The cryptorand process supplies a random number for /dev/random. After cryptorand is started, the amount of time before /dev/random becomes available depends on the amount of memory in the system. It takes about two minutes per GB of memory. Applications that use /dev/random to get random numbers may experience temporary blockage. It is not necessary to restart cryptorand if a CPU/memory board is added to a domain.

Workaround: If a CPU/memory board is removed from the domain, restart cryptorand by entering the following command as superuser:

# sh /etc/init.d/cryptorand start

SBM Sometimes Causes System Panic During DR Operations (BugID 4506562)

Description: A panic may occur when a system board that contains CPUs is removed from the system while Solaris Bandwidth Manager (SBM) is in use.

Workaround: Do not install SBM on systems that will be used for DR trials, and do not perform CPU system board DR operations on systems with SBM installed.

DR Hangs During Configure Operation With IB Board With vxdmpadm policy=check_all (BugID 4509462)

Description: A DR configure operation hangs with an IBx (I/O) board after a few successful iterations. This situation occurs when the DR operation is executed concurrently with the DMP daemon that is implementing the policy check_all with a time interval.

Workaround: To avoid the deadlock between the DMP daemon and system board DR, enter the following command before performing DR operations. This command stops and re-starts the DMP daemon.

# /usr/sbin/vxdmpadm stop restore

Unable to Disconnect SCSI Controllers Using DR (BugID 4446253)

Description: When a SCSI controller is configured but not busy, it cannot be disconnected using the DR cfgadm(1M) command.

Workaround: None.

cfgadm_sbd Plugin in Multi-Threaded Environment Is Broken (BugID 4498600)

Description: When a multi-threaded client of the cfgadm library issues concurrent sbd requests, the system may hang.

Workaround: None. Currently there are no existing applications implementing multithreaded usage of the cfgadm library.

DR Operations Hang After a Few Loops When CPU Power Control Is Also Running (BugID 4114317)

Description: When multiple concurrent DR operations occur, or when psradm is run at the same time as a DR operation, the system can hang because of a mutex deadly embrace.

Workaround: Perform DR operations serially (one DR operation at a time); and allow each to complete successfully before running psradm, or before beginning another DR operation.
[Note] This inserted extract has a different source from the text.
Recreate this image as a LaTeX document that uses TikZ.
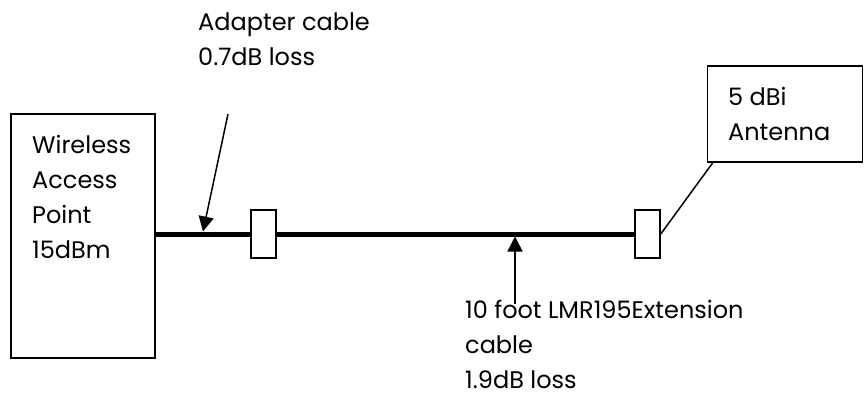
\documentclass[tikz,border=0pt]{standalone}
\usepackage{fontspec}
\setmainfont{Poppins}
\usetikzlibrary{arrows.meta,calc}
\tikzset{
  box/.style={draw, line width=1.5pt, inner sep=0pt, fill=white},
  label/.style={anchor=base west, inner sep=0pt, align=left,
    font=\fontsize{24}{35}\selectfont},
  cable/.style={line width=5pt},
  pointer/.style={line width=1.5pt, -{Triangle[length=15pt,width=15pt]}},
  thin/.style={line width=1.5pt}
}
\begin{document}
\begin{tikzpicture}[x=1pt,y=-1pt]
  \useasboundingbox (0,0) rectangle (864,394);
  % access point and antenna boxes
  \node[box, minimum width=144pt, minimum height=244pt] (ap) at (83,236) {};
  \node[box, minimum width=155pt, minimum height=96pt] (ant) at (785,114) {};
  % connectors
  \node[box, minimum width=25pt, minimum height=48pt] (c1) at (263.5,234) {};
  \node[box, minimum width=25pt, minimum height=48pt] (c2) at (647.5,234) {};
  % cable runs
  \draw[cable] (ap.east |- c1.west) -- (c1.west);
  \draw[cable] (c1.east) -- (c2.west);
  \draw[thin] ($(ant.south west)+(6,0)$) -- (c2.east);
  % labels (anchored on the baseline of their last line)
  \node[label] (aptext) at (32,258) {Wireless\\Access\\Point\\15dBm};
  \node[label] (anttext) at (728,140) {5 dBi\\Antenna};
  \node[label] (adtext) at (198,65) {Adapter cable\\0.7dB loss};
  \node[label] (extext) at (465,388) {10 foot LMR195Extension\\cable\\1.9dB loss};
  % pointers onto the cable
  \coordinate (adtail) at (228,114);
  \coordinate (adtip) at (203,231.5);
  \coordinate (extail) at (515,304);
  \coordinate (extip) at (515,236.5);
  \draw[pointer] (adtail) -- (adtip);
  \draw[pointer] (extail) -- (extip);
\end{tikzpicture}
\end{document}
SC Console Bus ERROR Seen While SNMP Enabled and Running DR Suite (BugID 4485505)

Description: A console bus error message is occasionally generated during SNMP get operations on the cpuModDescr object. This occurs infrequently, and only when SunMC is monitoring a system. When the message does occur, unknown is returned to SunMC as the value of the cpuModDescr object.

Workaround: The only workaround is to not use SunMC. However, the message is harmless, and the problem occurs rarely, so it is safe simply to ignore it. The only risk is that the SunMC GUI may occasionally display the wrong value for cpuModDescr.

System May Panic When send_mondo_set Times Out (BugID 4518324)

A Sun Fire system may panic if one or more of the CPU boards are sync paused during a DR operation. Sync pause is required to attach or detach boards. If there are outstanding mondo interrupts, and for any reason the SC is not able to complete sync pause within the one-second send_mondo timeout limit, the system panics.